SET PROBLEM => Begin with the first line of the material and copy each line word for word through the line that contains "import * as d3 from 'd3';"; the pictures are left out.

SUPPLIED MATERIAL =>
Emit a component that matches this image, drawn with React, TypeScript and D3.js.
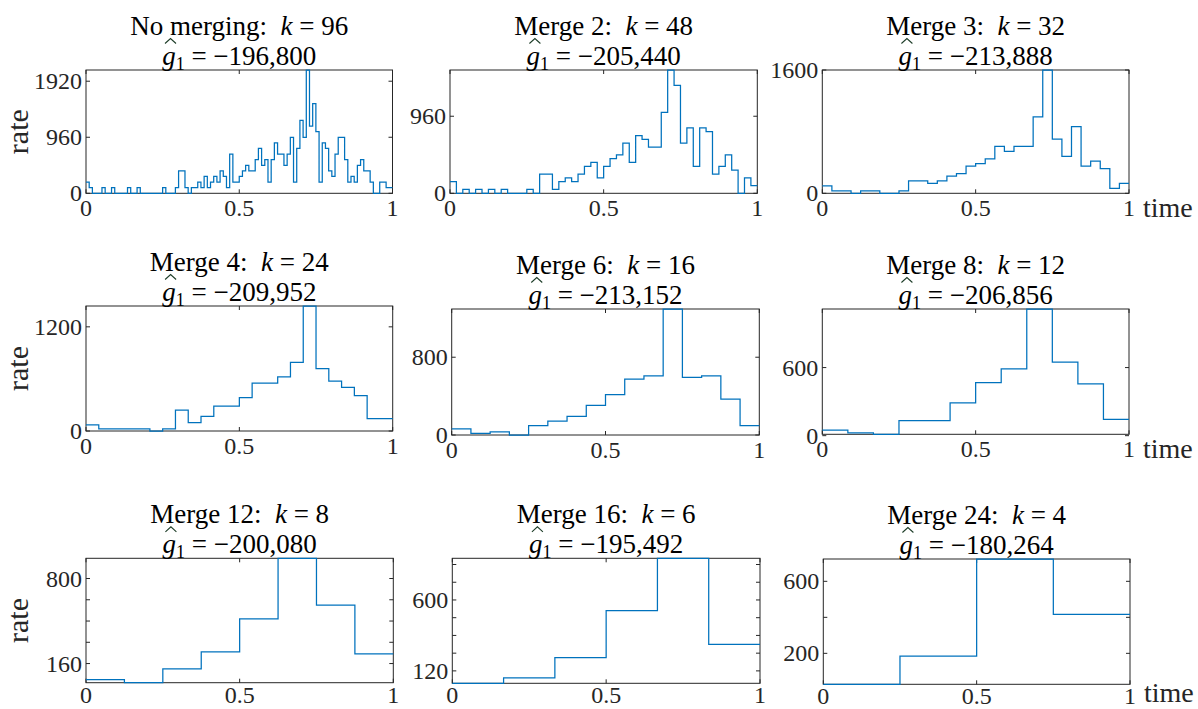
import React, { useEffect, useRef } from 'react';
import * as d3 from 'd3';

// ---------- data (rates) ----------
const rates96 = [
  192, 96, 0, 0, 0, 96, 0, 0, 96, 0,
  0, 0, 0, 96, 0, 0, 96, 0, 0, 0,
  0, 0, 0, 0, 96, 0, 0, 0, 96, 384,
  384, 96, 0, 96, 96, 192, 96, 288, 96, 192,
  288, 192, 384, 288, 96, 672, 192, 192, 288, 384,
  480, 384, 384, 576, 768, 480, 576, 192, 576, 864,
  672, 672, 480, 672, 960, 192, 768, 1248, 960, 2112,
  1152, 1536, 1056, 192, 864, 768, 384, 288, 672, 960,
  960, 576, 192, 288, 192, 480, 576, 384, 384, 192,
  0, 0, 192, 192, 96, 96,
];
const rates48 = [
  144, 0, 48, 0, 48, 0, 48, 0, 48, 0,
  0, 0, 48, 0, 240, 240, 48, 144, 192, 144,
  240, 336, 384, 192, 336, 432, 480, 624, 384, 720,
  672, 576, 576, 1008, 1536, 1344, 624, 816, 336, 816,
  768, 240, 336, 480, 288, 0, 192, 96,
];
const rates32 = [
  96, 32, 32, 0, 32, 32, 0, 0, 32, 160,
  160, 128, 160, 224, 256, 352, 384, 448, 608, 544,
  608, 608, 992, 1600, 704, 480, 864, 352, 416, 320,
  64, 128,
];
const rates24 = [72, 24, 24, 24, 24, 0, 24, 240, 96, 168, 288, 288, 384, 552, 552, 624, 792, 1440, 720, 576, 504, 408, 144, 144];
const rates16 = [64, 16, 32, 0, 96, 144, 192, 304, 416, 576, 608, 1296, 592, 608, 368, 96];
const rates12 = [48, 24, 12, 132, 132, 288, 468, 588, 1116, 648, 456, 144];
const rates8 = [40, 16, 120, 248, 496, 952, 600, 232];
const rates6 = [36, 72, 210, 528, 882, 300];
const rates4 = [28, 184, 724, 416];

const panelRates = [rates96, rates48, rates32, rates24, rates16, rates12, rates8, rates6, rates4];
const mergeLabels = ['No merging:', 'Merge 2:', 'Merge 3:', 'Merge 4:', 'Merge 6:', 'Merge 8:', 'Merge 12:', 'Merge 16:', 'Merge 24:'];
const kValues = ['96', '48', '32', '24', '16', '12', '8', '6', '4'];
const gValues = ['\u2212196,800', '\u2212205,440', '\u2212213,888', '\u2212209,952', '\u2212213,152', '\u2212206,856', '\u2212200,080', '\u2212195,492', '\u2212180,264'];
const yTicks = [
  [0, 960, 1920], [0, 960], [0, 1600],
  [0, 1200], [0, 800], [0, 600],
  [160, 320, 480, 640, 800], [120, 240, 360, 480, 600, 720, 840], [200, 400, 600],
];
const yTickLabels = [
  [0, 960, 1920], [0, 960], [0, 1600],
  [0, 1200], [0, 800], [0, 600],
  [160, 800], [120, 600], [200, 600],
];
const xTicks = [0, 0.5, 1];
const xTickLabels = ['0', '0.5', '1'];
const yLabel = 'rate';
const xLabel = 'time';

// ---------- layout ----------
const W = 1198;
const H = 709;
const layout = [
  { x0: 86, x1: 392.5, y0: 70, y1: 193.3 },
  { x0: 450, x1: 757.3, y0: 70, y1: 193.3 },
  { x0: 822.3, x1: 1129, y0: 70, y1: 193.3 },
  { x0: 86, x1: 392.7, y0: 306, y1: 431 },
  { x0: 451.7, x1: 759.3, y0: 309, y1: 435 },
  { x0: 822.3, x1: 1129, y0: 309, y1: 434.3 },
  { x0: 86, x1: 393.3, y0: 558.3, y1: 682.7 },
  { x0: 452.3, x1: 760, y0: 558.3, y1: 683.3 },
  { x0: 823.3, x1: 1130, y0: 559, y1: 684.3 },
];

const FONT = "'Liberation Serif', 'Times New Roman', Times, serif";
const AX = '#262626';
const BLUE = '#0072BD';

export default function App() {
  const ref = useRef<SVGSVGElement | null>(null);

  useEffect(() => {
    const svg = d3.select(ref.current);
    svg.selectAll('*').remove();
    svg.append('rect').attr('width', W).attr('height', H).attr('fill', '#fff');

    panelRates.forEach((vals, p) => {
      const L = layout[p];
      const n = vals.length;
      const x = d3.scaleLinear().domain([0, 1]).range([L.x0, L.x1]);
      const y = d3.scaleLinear().domain([d3.min(vals) as number, d3.max(vals) as number]).range([L.y1, L.y0]);
      const g = svg.append('g');
      const col = p % 3;
      const row = Math.floor(p / 3);
      const xLabOff = row === 2 ? 20 : 23;

      // box
      g.append('rect')
        .attr('x', L.x0).attr('y', L.y0)
        .attr('width', L.x1 - L.x0).attr('height', L.y1 - L.y0)
        .attr('fill', 'none').attr('stroke', AX).attr('stroke-width', 1);

      const tl = 4;
      // x ticks (bottom & top, inward)
      xTicks.forEach((t, i) => {
        const xx = x(t);
        g.append('line').attr('x1', xx).attr('x2', xx).attr('y1', L.y1).attr('y2', L.y1 - tl).attr('stroke', AX);
        g.append('line').attr('x1', xx).attr('x2', xx).attr('y1', L.y0).attr('y2', L.y0 + tl).attr('stroke', AX);
        g.append('text')
          .attr('x', xx).attr('y', L.y1 + xLabOff)
          .attr('text-anchor', 'middle')
          .attr('font-family', FONT).attr('font-size', 24).attr('fill', AX)
          .text(xTickLabels[i]);
      });
      // y ticks (left & right, inward)
      yTicks[p].forEach((t) => {
        const yy = y(t);
        g.append('line').attr('x1', L.x0).attr('x2', L.x0 + tl).attr('y1', yy).attr('y2', yy).attr('stroke', AX);
        g.append('line').attr('x1', L.x1).attr('x2', L.x1 - tl).attr('y1', yy).attr('y2', yy).attr('stroke', AX);
      });
      yTickLabels[p].forEach((t) => {
        g.append('text')
          .attr('x', L.x0 - 4).attr('y', y(t) + 8)
          .attr('text-anchor', 'end')
          .attr('font-family', FONT).attr('font-size', 24).attr('fill', AX)
          .text(String(t));
      });

      // stairs
      const pts: [number, number][] = vals.map((v, i) => [i / n, v]);
      pts.push([1, vals[n - 1]]);
      const line = d3.line<[number, number]>()
        .x((d) => x(d[0]))
        .y((d) => y(d[1]))
        .curve(d3.curveStepAfter);
      g.append('path')
        .attr('d', line(pts) as string)
        .attr('fill', 'none').attr('stroke', BLUE).attr('stroke-width', 1.25);

      // axis labels
      if (col === 0) {
        const cy = (L.y0 + L.y1) / 2;
        g.append('text')
          .attr('transform', `translate(28,${cy}) rotate(-90)`)
          .attr('text-anchor', 'middle')
          .attr('font-family', FONT).attr('font-size', 30).attr('fill', AX)
          .text(yLabel);
      }
      if (col === 2) {
        g.append('text')
          .attr('x', L.x1 + 14).attr('y', L.y1 + (row === 2 ? 18 : 24))
          .attr('font-family', FONT).attr('font-size', 28).attr('fill', AX)
          .text(xLabel);
      }

      // titles
      const cx = (L.x0 + L.x1) / 2;
      const t1 = g.append('text')
        .attr('x', cx).attr('y', L.y0 - 35)
        .attr('text-anchor', 'middle')
        .attr('font-family', FONT).attr('font-size', 27).attr('fill', '#000');
      t1.append('tspan').text(mergeLabels[p] + '\u00A0\u00A0');
      t1.append('tspan').attr('font-style', 'italic').text('k');
      t1.append('tspan').text('\u00A0=\u00A0' + kValues[p]);

      const base2 = L.y0 - 5;
      const t2 = g.append('text')
        .attr('x', cx).attr('y', base2)
        .attr('text-anchor', 'middle')
        .attr('font-family', FONT).attr('font-size', 27).attr('fill', '#000');
      t2.append('tspan').attr('font-style', 'italic').text('g');
      t2.append('tspan').attr('font-size', 18).attr('dy', 5).text('1');
      t2.append('tspan').attr('dy', -5).text('\u00A0=\u00A0' + gValues[p]);

      const node = t2.node() as SVGTextElement;
      let gx = cx - 72;
      let gw = 13.5;
      try {
        const ext = node.getExtentOfChar(0);
        gx = ext.x;
        gw = ext.width;
      } catch (e) { /* ignore */ }
      const hc = gx + gw * 0.62;
      const hy = base2 - 26.5;
      g.append('path')
        .attr('d', `M${hc - 5.5},${hy + 5} L${hc},${hy} L${hc + 5.5},${hy + 5}`)
        .attr('fill', 'none').attr('stroke', '#1d3d28').attr('stroke-width', 1.1);
    });
  }, []);

  return (
    <svg
      ref={ref}
      width={W}
      height={H}
      style={{ position: 'absolute', left: 0, top: 0, display: 'block' }}
    />
  );
}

ANSWER TO THE TASK =>
Emit a component that matches this image, drawn with React, TypeScript and D3.js.
import React, { useEffect, useRef } from 'react';
import * as d3 from 'd3';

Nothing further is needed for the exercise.